Chegou o prolongamento, porque a bola continuava longe das redes, e aí Espanha foi sempre muito superior. Portugal tinha mais frescura fisica mas não se notou e a circulação de bola dos espanhóis passou a ser mais rápida, mais intensa e mais dinâmica. A falta de um avançado no entanto também significava que toda essa velocidade não se traduzia em perigo real, mas sim num desgaste do miolo português por onde já andava Custódio e onde mais tarde se juntou Silvestre Varela. Muitas faltas, muita tensão e muita igualdade, num combate que, se tivesse sido de boxe, tinha de ser decidido aos pontos porque o KO nunca chegou. Acabaram os 120 minutos e vieram os penaltys, a cara de Ronaldo denunciava-o, a de Bruno Alves ainda mais. Rui Patricio (autor da defesa do jogo a um cabeceamento de Iniesta) esteve brilhante a defender o remate de Alonso mas Moutinho, imediatamente depois, desperdiçou a vantagem. A partir daí todos marcaram e chegou a vez de Ronaldo. Mas foi Bruno Alves, a bola na barra, para fora. E chegou Fabregas, a bola no poste, para dentro.
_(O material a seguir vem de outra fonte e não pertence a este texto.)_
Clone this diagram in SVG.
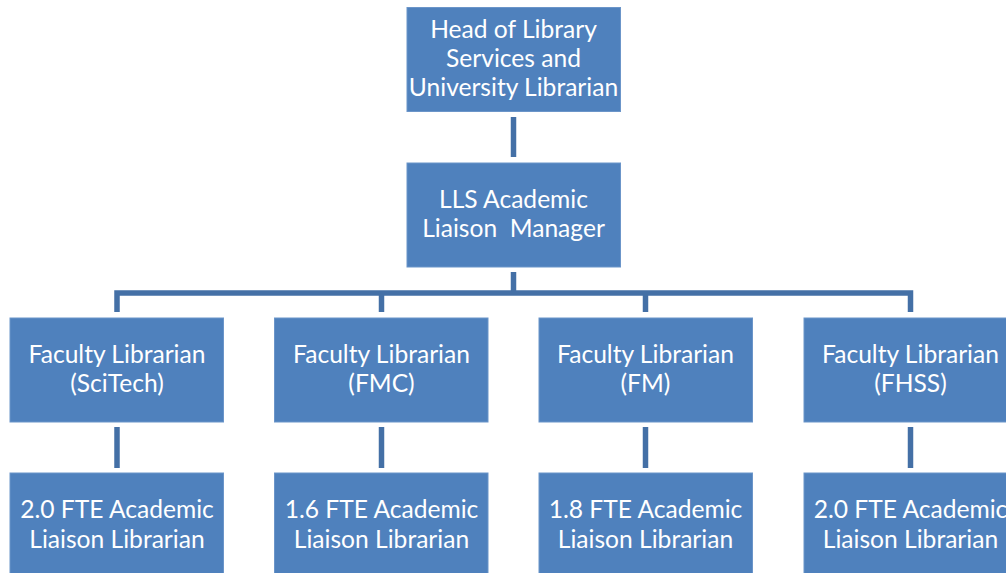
<svg xmlns="http://www.w3.org/2000/svg" width="1006" height="573" viewBox="0 0 1006 573">
<style>
.box{fill:#4F81BD;stroke:#6B95C9;stroke-width:1}
.t{fill:#ffffff;font-family:Lato,"Open Sans","Liberation Sans",sans-serif;font-size:24.6px;text-anchor:middle;white-space:pre}
.c{fill:none;stroke:#4470A6;stroke-width:5.5}
</style>
<rect width="1006" height="573" fill="#ffffff"/>
<g id="connectors">
<line class="c" x1="513.5" y1="117" x2="513.5" y2="157"/>
<line class="c" x1="513.5" y1="272" x2="513.5" y2="293"/>
<polyline class="c" points="117,312 117,293 910.5,293 910.5,312"/>
<line class="c" x1="381.5" y1="293" x2="381.5" y2="312"/>
<line class="c" x1="645.5" y1="293" x2="645.5" y2="312"/>
<line class="c" x1="117" y1="427" x2="117" y2="468"/>
<line class="c" x1="381.5" y1="427" x2="381.5" y2="468"/>
<line class="c" x1="645.5" y1="427" x2="645.5" y2="468"/>
<line class="c" x1="910.5" y1="427" x2="910.5" y2="468"/>
</g>
<g id="head">
<rect class="box" x="407" y="7.5" width="213.5" height="104"/>
<text class="t" x="513.5" y="38">Head of Library</text>
<text class="t" x="513.5" y="67">Services and</text>
<text class="t" x="513.5" y="96">University Librarian</text>
</g>
<g id="manager">
<rect class="box" x="407" y="163" width="213.5" height="104"/>
<text class="t" x="513.5" y="208">LLS Academic</text>
<text class="t" x="513.5" y="237">Liaison  Manager</text>
</g>
<g id="fl-scitech">
<rect class="box" x="10" y="318" width="213.5" height="104"/>
<text class="t" x="117" y="363">Faculty Librarian</text>
<text class="t" x="117" y="392">(SciTech)</text>
</g>
<g id="fl-fmc">
<rect class="box" x="274.5" y="318" width="213.5" height="104"/>
<text class="t" x="381.5" y="363">Faculty Librarian</text>
<text class="t" x="381.5" y="392">(FMC)</text>
</g>
<g id="fl-fm">
<rect class="box" x="539" y="318" width="213.5" height="104"/>
<text class="t" x="645.5" y="363">Faculty Librarian</text>
<text class="t" x="645.5" y="392">(FM)</text>
</g>
<g id="fl-fhss">
<rect class="box" x="804" y="318" width="213.5" height="104"/>
<text class="t" x="910.5" y="363">Faculty Librarian</text>
<text class="t" x="910.5" y="392">(FHSS)</text>
</g>
<g id="al-scitech">
<rect class="box" x="10" y="473" width="213.5" height="104"/>
<text class="t" x="117" y="518">2.0 FTE Academic</text>
<text class="t" x="117" y="548">Liaison Librarian</text>
</g>
<g id="al-fmc">
<rect class="box" x="274.5" y="473" width="213.5" height="104"/>
<text class="t" x="381.5" y="518">1.6 FTE Academic</text>
<text class="t" x="381.5" y="548">Liaison Librarian</text>
</g>
<g id="al-fm">
<rect class="box" x="539" y="473" width="213.5" height="104"/>
<text class="t" x="645.5" y="518">1.8 FTE Academic</text>
<text class="t" x="645.5" y="548">Liaison Librarian</text>
</g>
<g id="al-fhss">
<rect class="box" x="804" y="473" width="213.5" height="104"/>
<text class="t" x="910.5" y="518">2.0 FTE Academic</text>
<text class="t" x="910.5" y="548">Liaison Librarian</text>
</g>
</svg>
Portugal sai de um torneio onde ninguém - a começar por mim - pensava sequer que fosse possível chegar à fase a eliminar. Sem dúvida que o mérito de Paulo Bento e dos seus 16 jogadores (sete nem sequer aqueçaram) é tremendo e o terceiro lugar - pela terceira vez na história - diz tudo sobre uma selecção que jogou muito bem mas que continua a ter um problema frente à baliza contrária. A equipa espanhola será a terceira na história a chegar a três finais consecutivas mas sofreu como nunca, deixou a nú as suas debilidades e afasta-se progressivamente dessa imagem ficticia de superioridade moral que se criou nos últimos anos. Podem sagrar-se campeões europeus no próximo domingo, naturalmente, mas olhar para esta selecção e pensar nas melhores equipas da história é, no minimo, questionável.
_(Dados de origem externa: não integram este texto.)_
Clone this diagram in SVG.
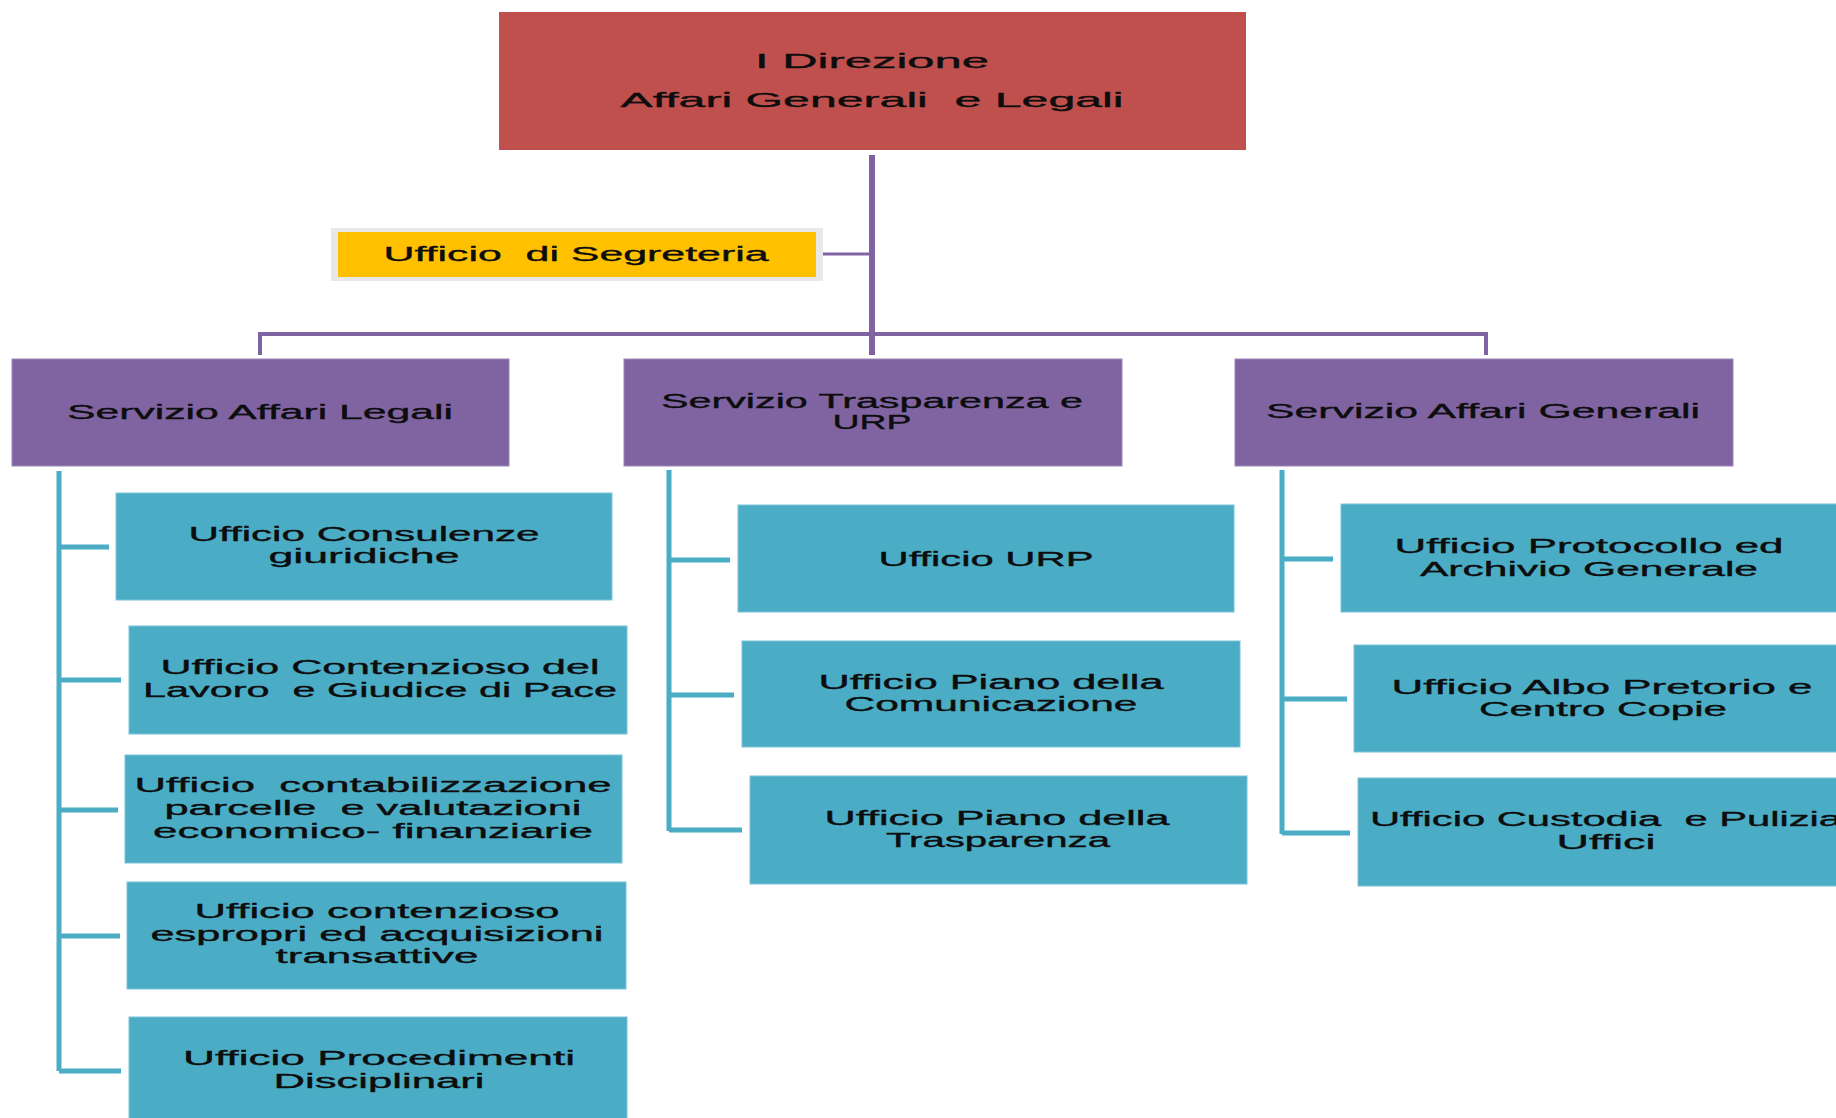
<svg xmlns="http://www.w3.org/2000/svg" width="1836" height="1118" viewBox="0 0 1836 1118">
<style>
text{font-family:"Liberation Sans",Arial,sans-serif;fill:#0d0d0d;stroke:#0d0d0d;stroke-width:0.35;text-anchor:middle;font-size:20px;white-space:pre}
.top{fill:#C0504D}
.svc{fill:#8064A2;stroke:#9c87b8;stroke-width:1}
.off{fill:#4BACC6;stroke:#7cc3d6;stroke-width:1}
.pl{stroke:#8064A2;fill:none}
.bl{stroke:#4BACC6;fill:none;stroke-width:5}
.t21{font-size:21px}
</style>
<rect width="1836" height="1118" fill="#ffffff"/>
<g id="connectors">
<line class="pl" x1="872" y1="155" x2="872" y2="355" stroke-width="6"/>
<line class="pl" x1="823" y1="254" x2="872" y2="254" stroke-width="3"/>
<polyline class="pl" points="260,355 260,334 1486,334 1486,355" stroke-width="4"/>
<line class="bl" x1="59" y1="471" x2="59" y2="1071"/>
<line class="bl" x1="59" y1="547" x2="109" y2="547" stroke-width="4"/>
<line class="bl" x1="59" y1="680" x2="121" y2="680" stroke-width="4"/>
<line class="bl" x1="59" y1="810" x2="118" y2="810" stroke-width="4"/>
<line class="bl" x1="59" y1="936" x2="120" y2="936" stroke-width="4"/>
<line class="bl" x1="59" y1="1071" x2="121" y2="1071" stroke-width="4"/>
<line class="bl" x1="669" y1="470" x2="669" y2="831"/>
<line class="bl" x1="669" y1="560" x2="730" y2="560" stroke-width="4"/>
<line class="bl" x1="669" y1="695" x2="734" y2="695" stroke-width="4"/>
<line class="bl" x1="669" y1="830" x2="742" y2="830" stroke-width="4"/>
<line class="bl" x1="1282" y1="470" x2="1282" y2="834"/>
<line class="bl" x1="1282" y1="559" x2="1333" y2="559" stroke-width="4"/>
<line class="bl" x1="1282" y1="699" x2="1347" y2="699" stroke-width="4"/>
<line class="bl" x1="1282" y1="833" x2="1350" y2="833" stroke-width="4"/>
</g>
<g id="direzione">
<rect class="top" x="499" y="12" width="747" height="138"/>
<text class="t21" x="872" y="68" textLength="234" lengthAdjust="spacingAndGlyphs">I Direzione</text>
<text class="t21" x="872" y="107" textLength="503" lengthAdjust="spacingAndGlyphs">Affari Generali  e Legali</text>
</g>
<g id="segreteria">
<rect x="331" y="228" width="492" height="53" fill="#e8e8e8"/>
<rect x="338" y="232" width="478" height="45" fill="#FFC000"/>
<text x="576" y="261" textLength="385" lengthAdjust="spacingAndGlyphs">Ufficio  di Segreteria</text>
</g>
<g id="servizio-legali">
<rect class="svc" x="12" y="359" width="497" height="107"/>
<text x="260" y="419" textLength="386" lengthAdjust="spacingAndGlyphs">Servizio Affari Legali</text>
</g>
<g id="servizio-trasparenza">
<rect class="svc" x="624" y="359" width="498" height="107"/>
<text x="872" y="408" textLength="422" lengthAdjust="spacingAndGlyphs">Servizio Trasparenza e</text>
<text x="872" y="429" textLength="79" lengthAdjust="spacingAndGlyphs">URP</text>
</g>
<g id="servizio-generali">
<rect class="svc" x="1235" y="359" width="498" height="107"/>
<text x="1483" y="418" textLength="434" lengthAdjust="spacingAndGlyphs">Servizio Affari Generali</text>
</g>
<g id="consulenze">
<rect class="off" x="116" y="493" width="496" height="107"/>
<text x="364" y="541" textLength="351" lengthAdjust="spacingAndGlyphs">Ufficio Consulenze</text>
<text x="364" y="563" textLength="191" lengthAdjust="spacingAndGlyphs">giuridiche</text>
</g>
<g id="contenzioso-lavoro">
<rect class="off" x="129" y="626" width="498" height="108"/>
<text x="380" y="674" textLength="439" lengthAdjust="spacingAndGlyphs">Ufficio Contenzioso del</text>
<text x="380" y="697" textLength="474" lengthAdjust="spacingAndGlyphs">Lavoro  e Giudice di Pace</text>
</g>
<g id="contabilizzazione">
<rect class="off" x="125" y="755" width="497" height="108"/>
<text x="373" y="792" textLength="477" lengthAdjust="spacingAndGlyphs">Ufficio  contabilizzazione</text>
<text x="373" y="815" textLength="417" lengthAdjust="spacingAndGlyphs">parcelle  e valutazioni</text>
<text x="373" y="838" textLength="440" lengthAdjust="spacingAndGlyphs">economico- finanziarie</text>
</g>
<g id="espropri">
<rect class="off" x="127" y="882" width="499" height="107"/>
<text x="377" y="918" textLength="365" lengthAdjust="spacingAndGlyphs">Ufficio contenzioso</text>
<text x="377" y="941" textLength="453" lengthAdjust="spacingAndGlyphs">espropri ed acquisizioni</text>
<text x="377" y="963" textLength="203" lengthAdjust="spacingAndGlyphs">transattive</text>
</g>
<g id="procedimenti">
<rect class="off" x="129" y="1017" width="498" height="120"/>
<text x="379" y="1065" textLength="392" lengthAdjust="spacingAndGlyphs">Ufficio Procedimenti</text>
<text x="379" y="1088" textLength="211" lengthAdjust="spacingAndGlyphs">Disciplinari</text>
</g>
<g id="urp">
<rect class="off" x="738" y="505" width="496" height="107"/>
<text x="986" y="566" textLength="215" lengthAdjust="spacingAndGlyphs">Ufficio URP</text>
</g>
<g id="comunicazione">
<rect class="off" x="742" y="641" width="498" height="106"/>
<text x="991" y="689" textLength="345" lengthAdjust="spacingAndGlyphs">Ufficio Piano della</text>
<text x="991" y="711" textLength="293" lengthAdjust="spacingAndGlyphs">Comunicazione</text>
</g>
<g id="trasparenza">
<rect class="off" x="750" y="776" width="497" height="108"/>
<text x="997" y="825" textLength="345" lengthAdjust="spacingAndGlyphs">Ufficio Piano della</text>
<text x="998" y="847" textLength="224" lengthAdjust="spacingAndGlyphs">Trasparenza</text>
</g>
<g id="protocollo">
<rect class="off" x="1341" y="504" width="496" height="108"/>
<text x="1589" y="553" textLength="389" lengthAdjust="spacingAndGlyphs">Ufficio Protocollo ed</text>
<text x="1589" y="576" textLength="338" lengthAdjust="spacingAndGlyphs">Archivio Generale</text>
</g>
<g id="albo">
<rect class="off" x="1354" y="645" width="496" height="107"/>
<text x="1602" y="694" textLength="421" lengthAdjust="spacingAndGlyphs">Ufficio Albo Pretorio e</text>
<text x="1603" y="716" textLength="248" lengthAdjust="spacingAndGlyphs">Centro Copie</text>
</g>
<g id="custodia">
<rect class="off" x="1358" y="778" width="496" height="108"/>
<text x="1606" y="826" textLength="472" lengthAdjust="spacingAndGlyphs">Ufficio Custodia  e Pulizia</text>
<text x="1606" y="849" textLength="99" lengthAdjust="spacingAndGlyphs">Uffici</text>
</g>
</svg>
PS: Sérgio Ramos tinha sido gozado por Manuel Neuer no twitter depois de ter falhado um penalty nas meias-finais da Champions League. Hoje marcou o melhor penalty da história do futebol espanhol. Jogadores com essa mentalidade, forjada em anos e anos de derrotas, são a estrutura desta selecção espanhola, muito mais que o seu estilo de jogo. Uma licção para o futebol português!